#### [Collected data]
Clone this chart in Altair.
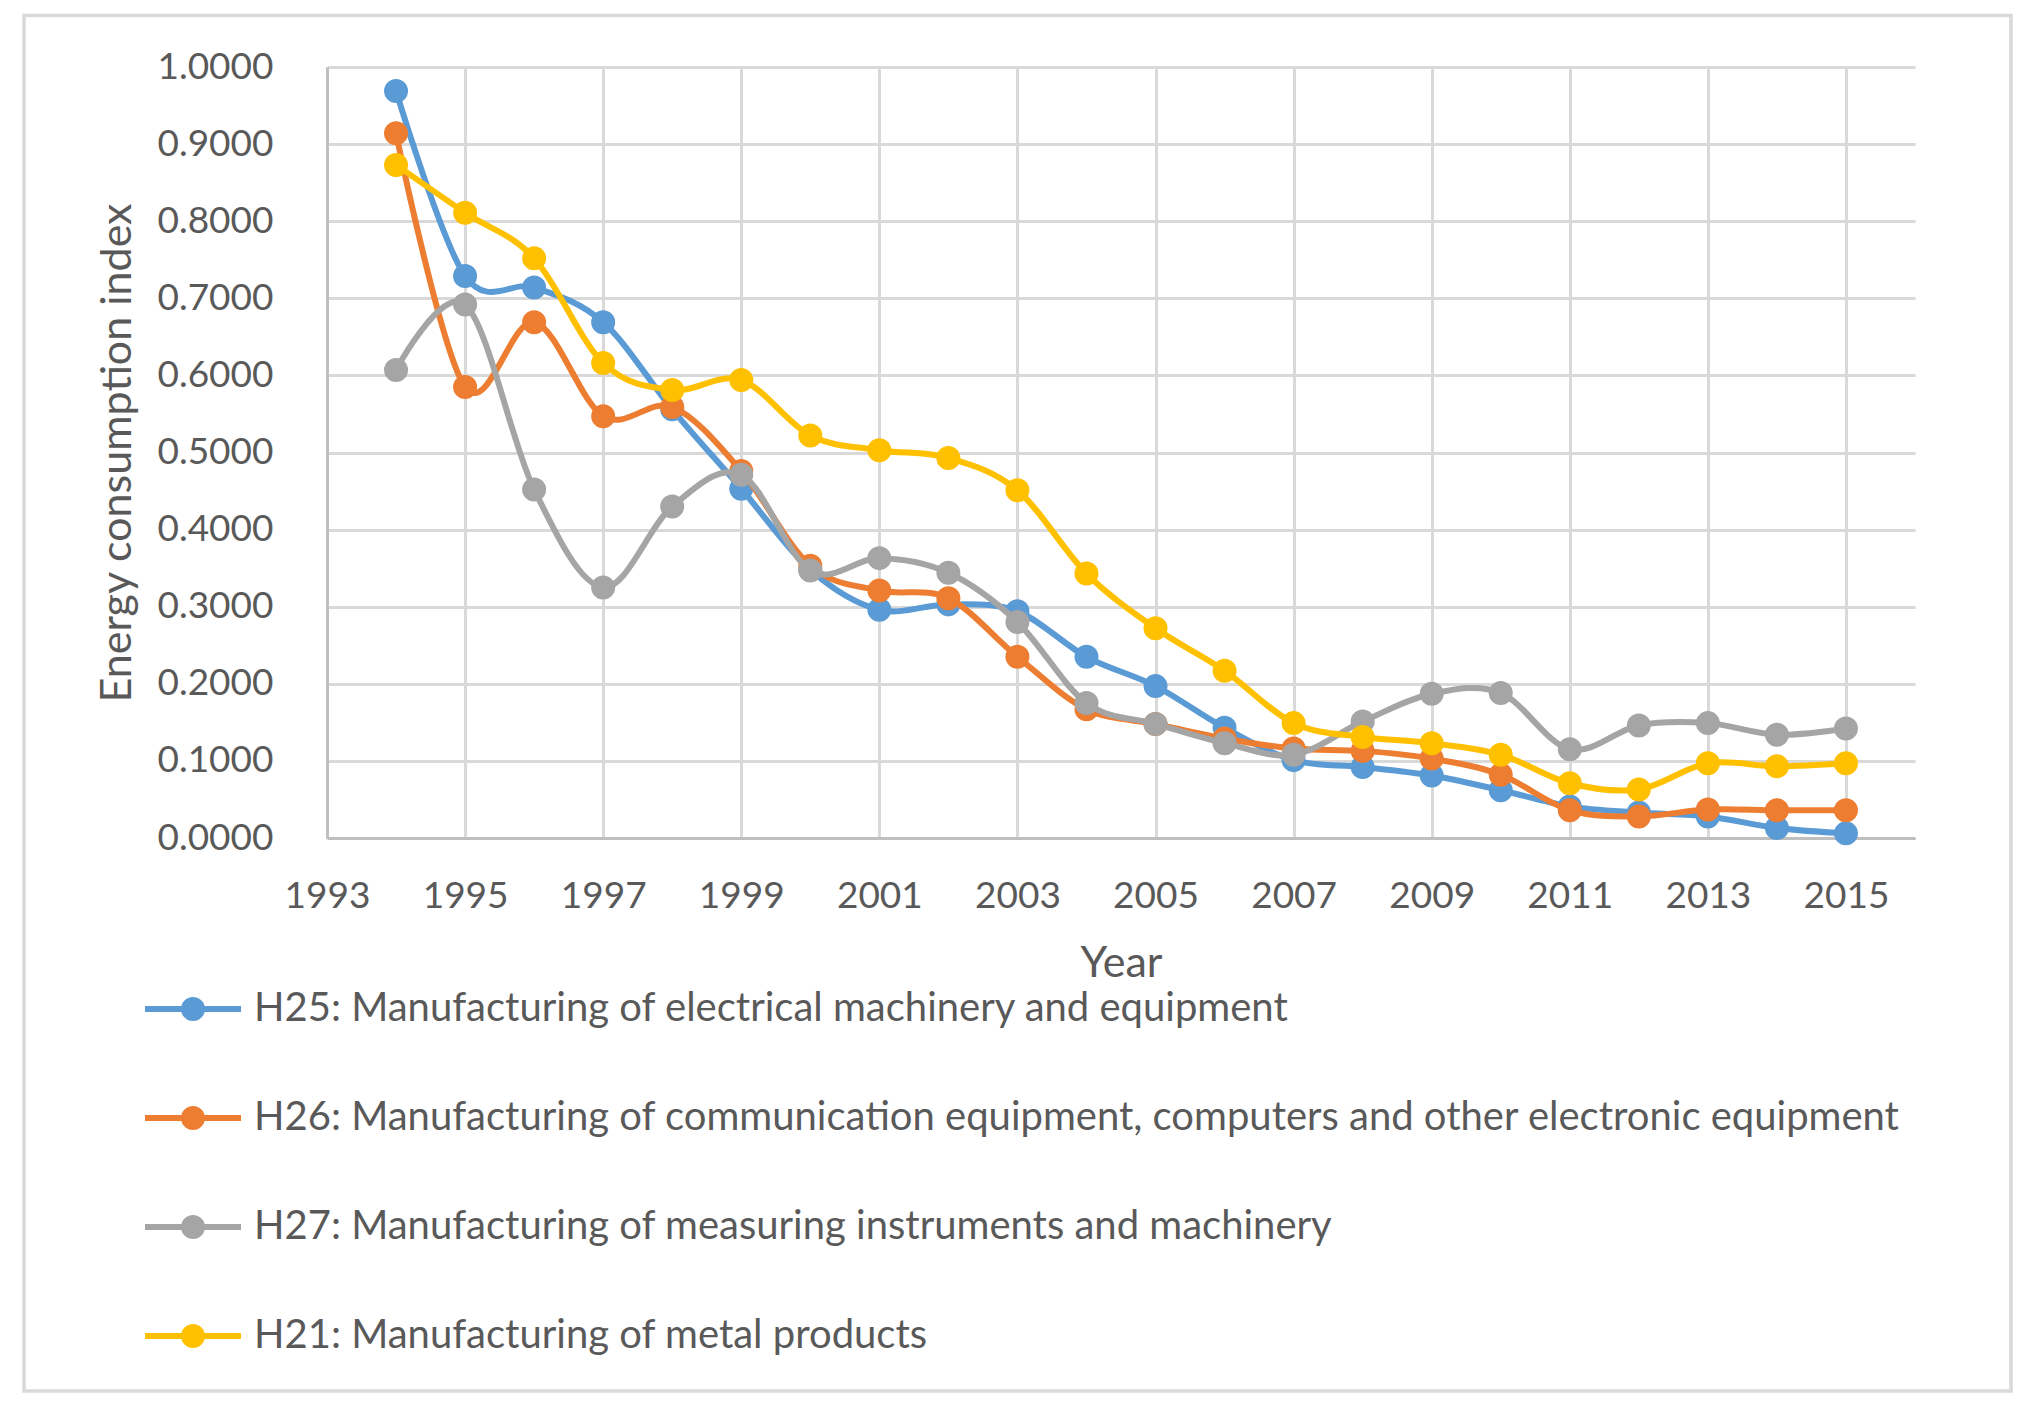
import altair as alt
import pandas as pd

# ---------------- data ----------------
years = list(range(1994, 2016))

series_names = [
    "H25: Manufacturing of electrical machinery and equipment",
    "H26: Manufacturing of communication equipment, computers and other electronic equipment",
    "H27: Manufacturing of measuring instruments and machinery",
    "H21: Manufacturing of metal products",
]
colors = ["#5B9BD5", "#ED7D31", "#A5A5A5", "#FFC000"]

h25 = [0.969, 0.729, 0.714, 0.669, 0.556, 0.453, 0.348, 0.296, 0.303, 0.294, 0.235,
       0.197, 0.143, 0.101, 0.092, 0.081, 0.062, 0.041, 0.033, 0.028, 0.013, 0.006]
h26 = [0.914, 0.585, 0.669, 0.547, 0.559, 0.476, 0.353, 0.321, 0.311, 0.235, 0.167,
       0.148, 0.129, 0.116, 0.113, 0.103, 0.082, 0.036, 0.028, 0.037, 0.036, 0.036]
h27 = [0.607, 0.692, 0.452, 0.325, 0.430, 0.471, 0.347, 0.363, 0.344, 0.280, 0.175,
       0.148, 0.123, 0.108, 0.151, 0.187, 0.188, 0.115, 0.146, 0.149, 0.134, 0.142]
h21 = [0.873, 0.811, 0.752, 0.616, 0.581, 0.594, 0.522, 0.503, 0.493, 0.451, 0.343,
       0.272, 0.217, 0.149, 0.131, 0.123, 0.108, 0.071, 0.063, 0.097, 0.093, 0.097]

x_ticks = [1993, 1995, 1997, 1999, 2001, 2003, 2005, 2007, 2009, 2011, 2013, 2015]
y_ticks = [0.0, 0.1, 0.2, 0.3, 0.4, 0.5, 0.6, 0.7, 0.8, 0.9, 1.0]

rows = []
for name, vals in zip(series_names, [h25, h26, h27, h21]):
    for yr, v in zip(years, vals):
        rows.append({"series": name, "year": yr, "value": v})
df = pd.DataFrame(rows)

# ---------------- styling ----------------
FONT = "Lato"
TXT = "#595959"
R = 0.1875
LEGEND_PATH = (f"M-1,0L1,0M{R},0A{R},{R},0,1,1,-{R},0A{R},{R},0,1,1,{R},0Z")

x_enc = alt.X(
    "year:Q",
    scale=alt.Scale(domain=[1993, 2016], nice=False, zero=False),
    axis=alt.Axis(values=x_ticks, format="d", title="Year", titleY=104,
                  labelPadding=40),
)
y_enc = alt.Y(
    "value:Q",
    scale=alt.Scale(domain=[0, 1], nice=False),
    axis=alt.Axis(values=y_ticks, format=".4f", title="Energy consumption index",
                  titleX=-188, labelPadding=54),
)

border = alt.Chart(pd.DataFrame({"k": [0]})).mark_rect(
    filled=False, stroke="#D9D9D9", strokeWidth=3.5
).encode(
    x=alt.value(-303), x2=alt.value(1684), y=alt.value(-51.5), y2=alt.value(1324)
)

layers = [border]
base = alt.Chart(df)
for s, c in zip(series_names, colors):
    f = base.transform_filter(alt.datum.series == s)
    layers.append(
        f.mark_line(interpolate="cardinal", strokeWidth=6, strokeCap="round",
                    strokeJoin="round", color=c).encode(x=x_enc, y=y_enc)
    )
    layers.append(
        f.mark_point(filled=True, size=484, opacity=1).encode(
            x=x_enc, y=y_enc,
            fill=alt.Fill("series:N", scale=alt.Scale(domain=series_names, range=colors),
                          title=None),
            stroke=alt.Stroke("series:N", scale=alt.Scale(domain=series_names, range=colors),
                              title=None),
        )
    )

chart = alt.layer(*layers).properties(
    width=1588,
    height=771,
    padding={"left": 319, "top": 59, "right": 105, "bottom": 562},
    autosize=alt.AutoSizeParams(type="none"),
).configure_view(
    stroke=None
).configure_axis(
    gridColor="#D9D9D9", gridWidth=3,
    domainColor="#BFBFBF", domainWidth=3,
    ticks=False, tickSize=0,
    labelFont=FONT, labelFontSize=37, labelColor=TXT, labelFlush=False,
    titleFont=FONT, titleFontSize=43, titleFontWeight="normal", titleColor=TXT,
).configure_legend(
    orient="none", legendX=-185, legendY=891, direction="vertical", columns=1,
    padding=0, rowPadding=37, labelOffset=10,
    symbolType=LEGEND_PATH, symbolSize=9216, symbolStrokeWidth=6,
    labelFont=FONT, labelFontSize=40, labelColor=TXT, labelLimit=3000,
)

chart.save("out.html", embed_options={"renderer": "svg", "actions": False})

#### [Given problem]
Repeat the material above in full and exactly, apart from the pictures.

#### [Written answer]
Clone this chart in Altair.
import altair as alt
import pandas as pd

# ---------------- data ----------------
years = list(range(1994, 2016))

series_names = [
    "H25: Manufacturing of electrical machinery and equipment",
    "H26: Manufacturing of communication equipment, computers and other electronic equipment",
    "H27: Manufacturing of measuring instruments and machinery",
    "H21: Manufacturing of metal products",
]
colors = ["#5B9BD5", "#ED7D31", "#A5A5A5", "#FFC000"]

h25 = [0.969, 0.729, 0.714, 0.669, 0.556, 0.453, 0.348, 0.296, 0.303, 0.294, 0.235,
       0.197, 0.143, 0.101, 0.092, 0.081, 0.062, 0.041, 0.033, 0.028, 0.013, 0.006]
h26 = [0.914, 0.585, 0.669, 0.547, 0.559, 0.476, 0.353, 0.321, 0.311, 0.235, 0.167,
       0.148, 0.129, 0.116, 0.113, 0.103, 0.082, 0.036, 0.028, 0.037, 0.036, 0.036]
h27 = [0.607, 0.692, 0.452, 0.325, 0.430, 0.471, 0.347, 0.363, 0.344, 0.280, 0.175,
       0.148, 0.123, 0.108, 0.151, 0.187, 0.188, 0.115, 0.146, 0.149, 0.134, 0.142]
h21 = [0.873, 0.811, 0.752, 0.616, 0.581, 0.594, 0.522, 0.503, 0.493, 0.451, 0.343,
       0.272, 0.217, 0.149, 0.131, 0.123, 0.108, 0.071, 0.063, 0.097, 0.093, 0.097]

x_ticks = [1993, 1995, 1997, 1999, 2001, 2003, 2005, 2007, 2009, 2011, 2013, 2015]
y_ticks = [0.0, 0.1, 0.2, 0.3, 0.4, 0.5, 0.6, 0.7, 0.8, 0.9, 1.0]

rows = []
for name, vals in zip(series_names, [h25, h26, h27, h21]):
    for yr, v in zip(years, vals):
        rows.append({"series": name, "year": yr, "value": v})
df = pd.DataFrame(rows)

# ---------------- styling ----------------
FONT = "Lato"
TXT = "#595959"
R = 0.1875
LEGEND_PATH = (f"M-1,0L1,0M{R},0A{R},{R},0,1,1,-{R},0A{R},{R},0,1,1,{R},0Z")

x_enc = alt.X(
    "year:Q",
    scale=alt.Scale(domain=[1993, 2016], nice=False, zero=False),
    axis=alt.Axis(values=x_ticks, format="d", title="Year", titleY=104,
                  labelPadding=40),
)
y_enc = alt.Y(
    "value:Q",
    scale=alt.Scale(domain=[0, 1], nice=False),
    axis=alt.Axis(values=y_ticks, format=".4f", title="Energy consumption index",
                  titleX=-188, labelPadding=54),
)

border = alt.Chart(pd.DataFrame({"k": [0]})).mark_rect(
    filled=False, stroke="#D9D9D9", strokeWidth=3.5
).encode(
    x=alt.value(-303), x2=alt.value(1684), y=alt.value(-51.5), y2=alt.value(1324)
)

layers = [border]
base = alt.Chart(df)
for s, c in zip(series_names, colors):
    f = base.transform_filter(alt.datum.series == s)
    layers.append(
        f.mark_line(interpolate="cardinal", strokeWidth=6, strokeCap="round",
                    strokeJoin="round", color=c).encode(x=x_enc, y=y_enc)
    )
    layers.append(
        f.mark_point(filled=True, size=484, opacity=1).encode(
            x=x_enc, y=y_enc,
            fill=alt.Fill("series:N", scale=alt.Scale(domain=series_names, range=colors),
                          title=None),
            stroke=alt.Stroke("series:N", scale=alt.Scale(domain=series_names, range=colors),
                              title=None),
        )
    )

chart = alt.layer(*layers).properties(
    width=1588,
    height=771,
    padding={"left": 319, "top": 59, "right": 105, "bottom": 562},
    autosize=alt.AutoSizeParams(type="none"),
).configure_view(
    stroke=None
).configure_axis(
    gridColor="#D9D9D9", gridWidth=3,
    domainColor="#BFBFBF", domainWidth=3,
    ticks=False, tickSize=0,
    labelFont=FONT, labelFontSize=37, labelColor=TXT, labelFlush=False,
    titleFont=FONT, titleFontSize=43, titleFontWeight="normal", titleColor=TXT,
).configure_legend(
    orient="none", legendX=-185, legendY=891, direction="vertical", columns=1,
    padding=0, rowPadding=37, labelOffset=10,
    symbolType=LEGEND_PATH, symbolSize=9216, symbolStrokeWidth=6,
    labelFont=FONT, labelFontSize=40, labelColor=TXT, labelLimit=3000,
)

chart.save("out.html", embed_options={"renderer": "svg", "actions": False})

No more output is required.